The Golf Club Managers' Association, or GCMA (formerly the Association of Golf Club Secretaries) is a UK professional association for secretaries, managers, or owners of golf courses. The organisation was headquartered in Weston-super-Mare, Somerset, from 1999 until 2014, when it moved to Bristol and Clifton Golf Club.

The association was formed in 1933. Its core activities include networking and professional development. The association participates in joint educational ventures with other organizations, including an online training course in association with Buckinghamshire New University and a joint Safety Management System in association with the British and International Golf Greenkeepers Association, or BIGGA. The Safety Management System is designed to standardize health and safety programmes throughout the member golf courses of both organizations.

==Magazine==
The association produces a magazine and website published by Union Press for the benefit of its membership.
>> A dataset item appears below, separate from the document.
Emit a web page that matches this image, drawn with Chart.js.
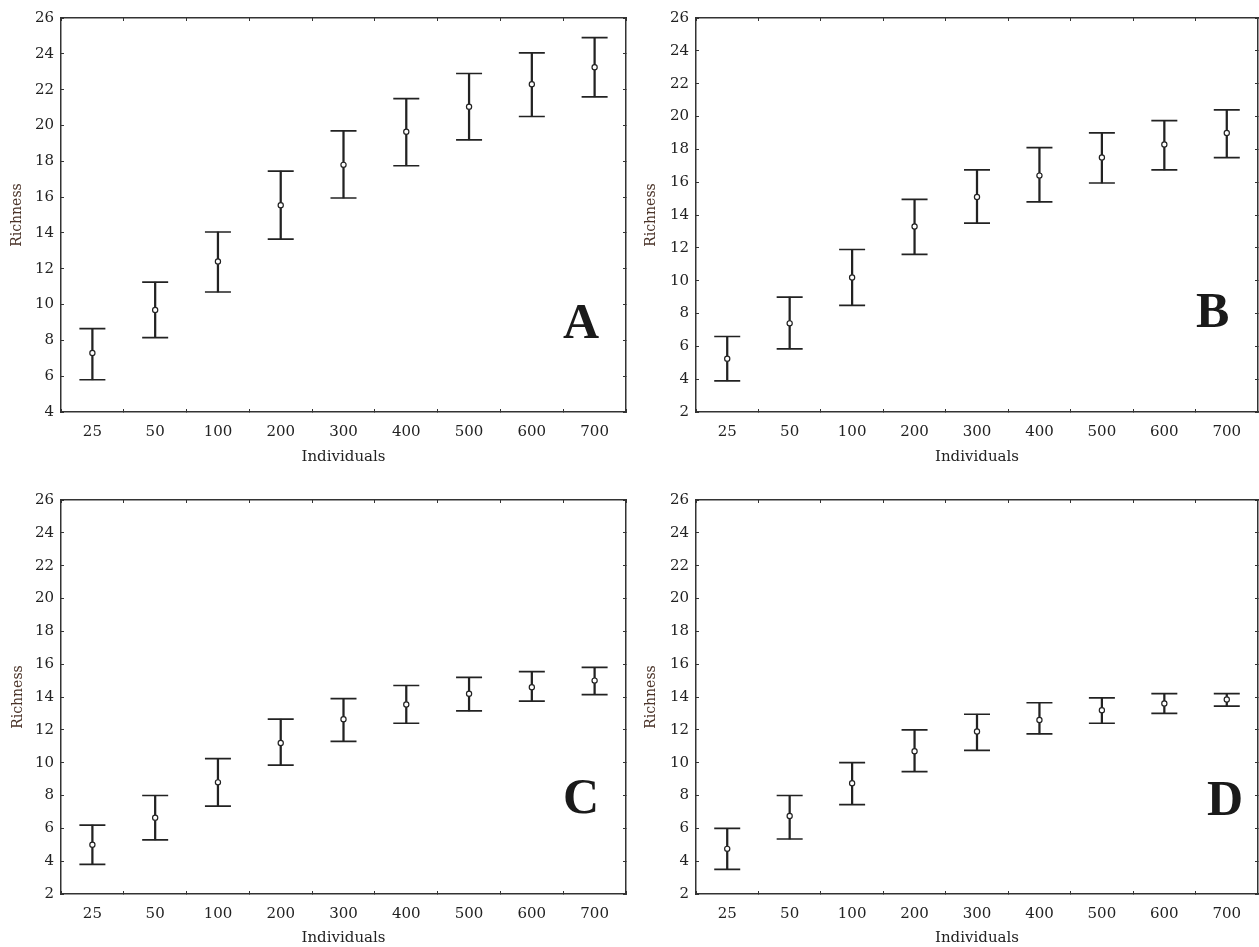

Originally called Course and Club House, the magazine - after Golf Monthly and PGA Magazine, the world's third oldest golf magazine still in circulation - began quarterly publication in 1935. The first issue contained an article by then-AGCS President Bernard Darwin, grandson of naturalist Charles Darwin. In 1967, the magazine's name was changed to Golf Management, which later became Golf Club Management in 1975. The magazine moved from a quarterly format to the current monthly publication schedule in January 1988. Golf Club Management supplements coverage of the industry with regular articles from experts in the field.